• _Given request_: Return, without pictures, the lines from the start of the data through the one that contains "deaths_mean = [67, 34, 101]".

• _Data lines_:
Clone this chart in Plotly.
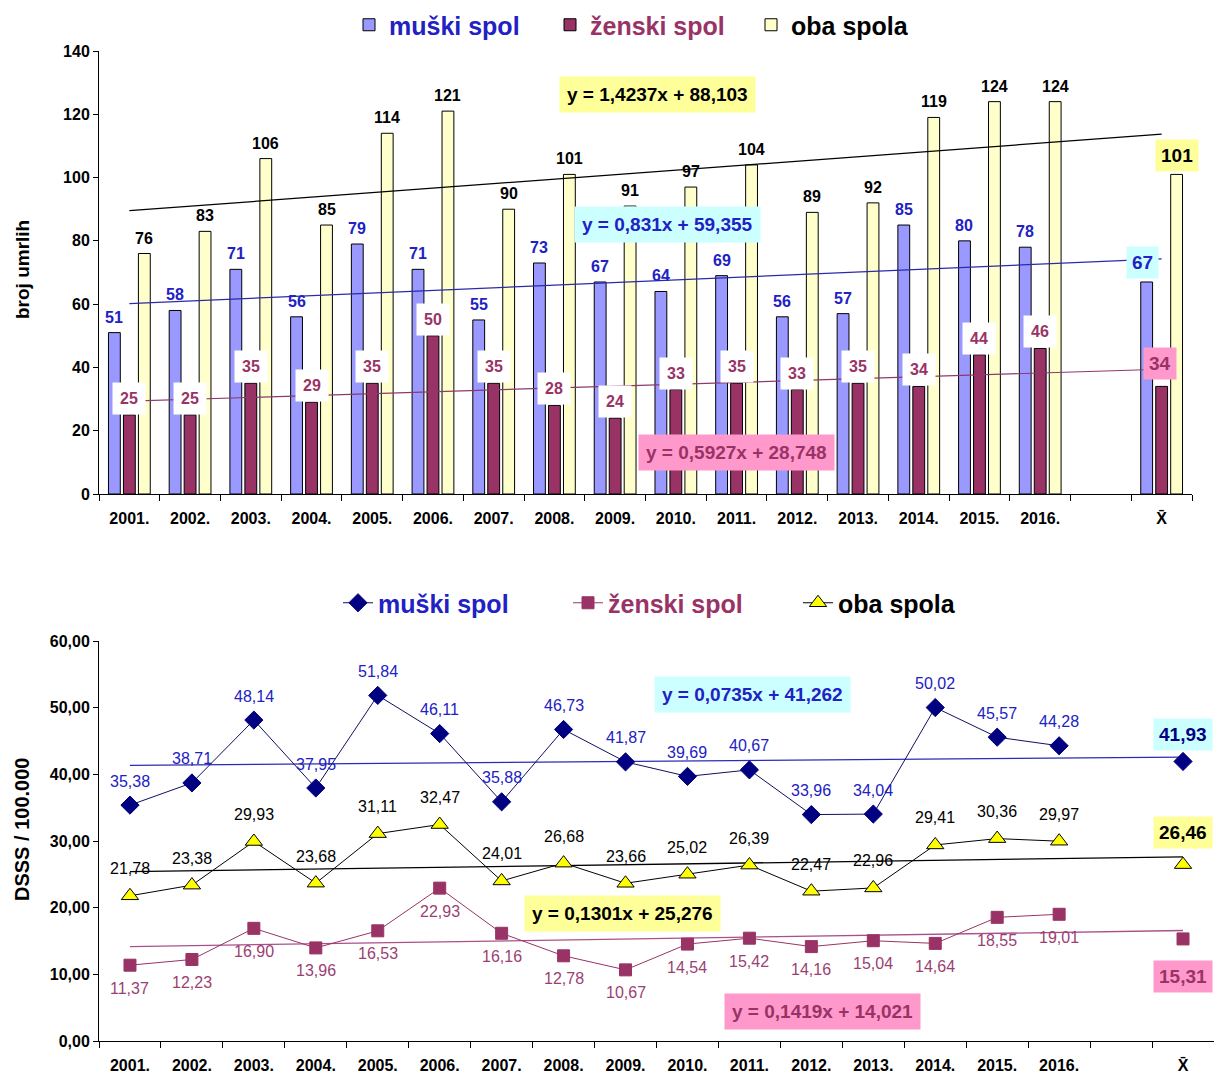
import plotly.graph_objects as go

W, H = 1214, 1073

# ---------------- data ----------------
categories = ["2001.", "2002.", "2003.", "2004.", "2005.", "2006.", "2007.", "2008.",
              "2009.", "2010.", "2011.", "2012.", "2013.", "2014.", "2015.", "2016.", "", "X\u0304"]

series_names = ["muški spol", "ženski spol", "oba spola"]

# broj umrlih (top chart)
deaths_male = [51, 58, 71, 56, 79, 71, 55, 73, 67, 64, 69, 56, 57, 85, 80, 78]
deaths_female = [25, 25, 35, 29, 35, 50, 35, 28, 24, 33, 35, 33, 35, 34, 44, 46]
deaths_both = [76, 83, 106, 85, 114, 121, 90, 101, 91, 97, 104, 89, 92, 119, 124, 124]
deaths_mean = [67, 34, 101]  # male, female, both

# DSSS / 100.000 (bottom chart)
rate_male = [35.38, 38.71, 48.14, 37.95, 51.84, 46.11, 35.88, 46.73, 41.87, 39.69, 40.67,
             33.96, 34.04, 50.02, 45.57, 44.28]
rate_female = [11.37, 12.23, 16.90, 13.96, 16.53, 22.93, 16.16, 12.78, 10.67, 14.54, 15.42,
               14.16, 15.04, 14.64, 18.55, 19.01]
rate_both = [21.78, 23.38, 29.93, 23.68, 31.11, 32.47, 24.01, 26.68, 23.66, 25.02, 26.39,
             22.47, 22.96, 29.41, 30.36, 29.97]
rate_mean = [41.93, 15.31, 26.46]  # male, female, both

# linear trend equations (slope, intercept) shown on the chart
deaths_trend_male = [0.831, 59.355]
deaths_trend_female = [0.5927, 28.748]
deaths_trend_both = [1.4237, 88.103]
rate_trend_male = [0.0735, 41.262]
rate_trend_female = [0.1419, 14.021]
rate_trend_both = [0.1301, 25.276]

# ---------------- helpers ----------------
FONT = "Liberation Sans, Arial, sans-serif"
N = len(categories)
pos = list(range(1, N + 1))          # category index positions (Excel x = 1..N)
year_pos = pos[:16]


def px(x):
    return x / W


def py(y):
    return 1 - y / H


def full(vals, mean):
    return vals + [None, mean]


def trend(coef):
    a, b = coef
    return [a * pos[0] + b, a * pos[-1] + b]


def fmt(v):
    return f"{v:.2f}".replace(".", ",")


C_MALE_BAR = "#9999FF"
C_FEMALE = "#993366"
C_BOTH_BAR = "#FFFFCC"
C_BLUE_TXT = "#2121C4"
C_CYAN = "#CCFFFF"
C_YELLOW = "#FFFF99"
C_PINK = "#FF99CC"

fig = go.Figure()

# ---------------- top chart: bars ----------------
bar_specs = [
    (series_names[0], deaths_male, deaths_mean[0], C_MALE_BAR, C_BLUE_TXT),
    (series_names[1], deaths_female, deaths_mean[1], C_FEMALE, C_FEMALE),
    (series_names[2], deaths_both, deaths_mean[2], C_BOTH_BAR, "black"),
]
for name, vals, mean, col, txtcol in bar_specs:
    fig.add_trace(go.Bar(
        x=pos, y=full(vals, mean),
        name=f'<span style="color:{txtcol}">{name}</span>',
        marker=dict(color=col, line=dict(color="black", width=1)),
        xaxis="x", yaxis="y", legend="legend", hoverinfo="skip",
    ))

# top trend lines
for coef, col in [(deaths_trend_both, "black"), (deaths_trend_male, "#2B2BA8"),
                  (deaths_trend_female, "#8B3A6A")]:
    fig.add_trace(go.Scatter(
        x=[pos[0], pos[-1]], y=trend(coef), mode="lines",
        line=dict(color=col, width=1.2), showlegend=False, hoverinfo="skip",
        xaxis="x", yaxis="y",
    ))

# ---------------- bottom chart ----------------
for coef, col in [(rate_trend_male, "#2B2BB8"), (rate_trend_both, "black"),
                  (rate_trend_female, "#A8508A")]:
    fig.add_trace(go.Scatter(
        x=[pos[0], pos[-1]], y=trend(coef), mode="lines",
        line=dict(color=col, width=1.3), showlegend=False, hoverinfo="skip",
        xaxis="x2", yaxis="y2",
    ))

line_specs = [
    (series_names[0], rate_male, rate_mean[0], "diamond", 14, "#000080", "#000080", "#101060", C_BLUE_TXT),
    (series_names[1], rate_female, rate_mean[1], "square", 12, C_FEMALE, C_FEMALE, C_FEMALE, C_FEMALE),
    (series_names[2], rate_both, rate_mean[2], "triangle-up", 15, "#FFFF00", "black", "black", "black"),
]
for name, vals, mean, sym, size, mcol, mline, lcol, txtcol in line_specs:
    fig.add_trace(go.Scatter(
        x=pos, y=full(vals, mean), mode="lines+markers", connectgaps=False,
        name=f'<span style="color:{txtcol}">{name}</span>',
        marker=dict(symbol=sym, size=size, color=mcol, line=dict(color=mline, width=1)),
        line=dict(color=lcol, width=1),
        xaxis="x2", yaxis="y2", legend="legend2", hoverinfo="skip",
    ))

# ---------------- annotations ----------------
ann = []
bar_offsets = [-15, 0, 15]

# top chart bar labels
for k, (name, vals, mean, col, txtcol) in enumerate(bar_specs):
    for xp, v in zip(year_pos, vals):
        a = dict(x=xp, y=v, xref="x", yref="y", text=f"<b>{v}</b>", showarrow=False,
                 xshift=bar_offsets[k], xanchor="center", yanchor="bottom", yshift=5,
                 font=dict(family=FONT, size=16, color=txtcol))
        if k == 1:
            a.update(bgcolor="white", borderpad=7, yshift=0)
        ann.append(a)

# top chart mean labels
mean_top_style = [(C_CYAN, C_BLUE_TXT, -4, 19), (C_PINK, C_FEMALE, -2, 23), (C_YELLOW, "black", 0, 19)]
for k, v in enumerate(deaths_mean):
    bg, tc, dx, dy = mean_top_style[k]
    ann.append(dict(x=pos[-1], y=v, xref="x", yref="y", text=f"<b>{v}</b>", showarrow=False,
                    xanchor="center", yanchor="middle",
                    xshift=bar_offsets[k] + dx, yshift=dy, bgcolor=bg, borderpad=5,
                    font=dict(family=FONT, size=19, color=tc)))

# bottom chart point labels
pt_specs = [(rate_male, C_BLUE_TXT, 24), (rate_female, "#9B3F72", -23), (rate_both, "black", 27)]
for vals, tc, dy in pt_specs:
    for xp, v in zip(year_pos, vals):
        ann.append(dict(x=xp, y=v, xref="x2", yref="y2", text=fmt(v), showarrow=False,
                        xanchor="center", yanchor="middle",
                        yshift=dy, font=dict(family=FONT, size=16, color=tc)))

mean_bot_style = [(C_CYAN, "#000080", 27), (C_PINK, C_FEMALE, -38), (C_YELLOW, "black", 32)]
for k, v in enumerate(rate_mean):
    bg, tc, dy = mean_bot_style[k]
    ann.append(dict(x=pos[-1], y=v, xref="x2", yref="y2", text=f"<b>{fmt(v)}</b>",
                    showarrow=False, xanchor="center", yanchor="middle",
                    yshift=dy, bgcolor=bg, borderpad=5,
                    font=dict(family=FONT, size=19, color=tc)))


# equation boxes
def eq_text(coef, digits):
    a, b = coef
    return "<b>y = " + f"{a:.{digits[0]}f}".replace(".", ",") + "x + " + \
        f"{b:.{digits[1]}f}".replace(".", ",") + "</b>"


eqs = [
    (eq_text(deaths_trend_both, (4, 3)), 657, 95, C_YELLOW, "black"),
    (eq_text(deaths_trend_male, (3, 3)), 667, 224, C_CYAN, C_BLUE_TXT),
    (eq_text(deaths_trend_female, (4, 3)), 737, 452, C_PINK, C_FEMALE),
    (eq_text(rate_trend_male, (4, 3)), 752, 694, C_CYAN, C_BLUE_TXT),
    (eq_text(rate_trend_both, (4, 3)), 622, 913, C_YELLOW, "black"),
    (eq_text(rate_trend_female, (4, 3)), 822, 1011, C_PINK, C_FEMALE),
]
for t, x, y, bg, tc in eqs:
    ann.append(dict(x=px(x), y=py(y), xref="paper", yref="paper", text=t, showarrow=False,
                    xanchor="center", yanchor="middle",
                    bgcolor=bg, borderpad=7, font=dict(family=FONT, size=19, color=tc)))

# y axis titles
ann.append(dict(x=px(22), y=py(270), xref="paper", yref="paper", text="<b>broj umrlih</b>",
                xanchor="center", yanchor="middle",
                textangle=-90, showarrow=False, font=dict(family=FONT, size=19, color="black")))
ann.append(dict(x=px(22), y=py(830), xref="paper", yref="paper", text="<b>DSSS / 100.000</b>",
                xanchor="center", yanchor="middle",
                textangle=-90, showarrow=False, font=dict(family=FONT, size=20, color="black")))

# ---------------- layout ----------------
axis_common = dict(showline=True, linecolor="black", linewidth=1, tickcolor="black",
                   showgrid=False, zeroline=False, fixedrange=True, automargin=False)
xcommon = dict(axis_common, type="linear", range=[pos[0] - 0.5, pos[-1] + 0.5],
               tickmode="array", tickvals=pos, ticktext=categories, ticks="",
               minor=dict(tickmode="linear", tick0=0.5, dtick=1, ticks="outside",
                          ticklen=6, tickcolor="black", showgrid=False),
               tickfont=dict(family=FONT, size=16, color="black", weight="bold"),
               tickangle=0, ticklabelstandoff=10)

fig.update_layout(
    width=W, height=H, margin=dict(l=0, r=0, t=0, b=0, autoexpand=False),
    paper_bgcolor="white", plot_bgcolor="white",
    separators=",.",
    barmode="group", bargap=0.26, bargroupgap=0.21,
    xaxis=dict(xcommon, domain=[px(99), px(1192)], anchor="y"),
    yaxis=dict(axis_common, domain=[py(494), py(51)], range=[0, 140], dtick=20,
               ticks="outside", ticklen=5, anchor="x",
               tickfont=dict(family=FONT, size=16, color="black", weight="bold")),
    xaxis2=dict(xcommon, domain=[px(99), 1.0], anchor="y2"),
    yaxis2=dict(axis_common, domain=[py(1041), py(641)], range=[0, 60], dtick=10,
                ticks="outside", ticklen=5, tickformat=".2f", anchor="x2",
                tickfont=dict(family=FONT, size=16, color="black", weight="bold")),
    legend=dict(orientation="h", x=px(349), xanchor="left", y=py(25), yanchor="middle",
                font=dict(family=FONT, size=25, color="black", weight="bold"),
                itemwidth=30, entrywidth=156, bgcolor="rgba(0,0,0,0)"),
    legend2=dict(orientation="h", x=px(338), xanchor="left", y=py(603), yanchor="middle",
                 font=dict(family=FONT, size=25, color="black", weight="bold"),
                 itemwidth=30, entrywidth=185, bgcolor="rgba(0,0,0,0)"),
    annotations=ann,
    showlegend=True,
)

fig.write_html("out.html", config={"displayModeBar": False},
               post_script="document.body.style.margin='0px';")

• _Problem solution_:
Clone this chart in Plotly.
import plotly.graph_objects as go

W, H = 1214, 1073

# ---------------- data ----------------
categories = ["2001.", "2002.", "2003.", "2004.", "2005.", "2006.", "2007.", "2008.",
              "2009.", "2010.", "2011.", "2012.", "2013.", "2014.", "2015.", "2016.", "", "X\u0304"]

series_names = ["muški spol", "ženski spol", "oba spola"]

# broj umrlih (top chart)
deaths_male = [51, 58, 71, 56, 79, 71, 55, 73, 67, 64, 69, 56, 57, 85, 80, 78]
deaths_female = [25, 25, 35, 29, 35, 50, 35, 28, 24, 33, 35, 33, 35, 34, 44, 46]
deaths_both = [76, 83, 106, 85, 114, 121, 90, 101, 91, 97, 104, 89, 92, 119, 124, 124]
deaths_mean = [67, 34, 101]  # male, female, both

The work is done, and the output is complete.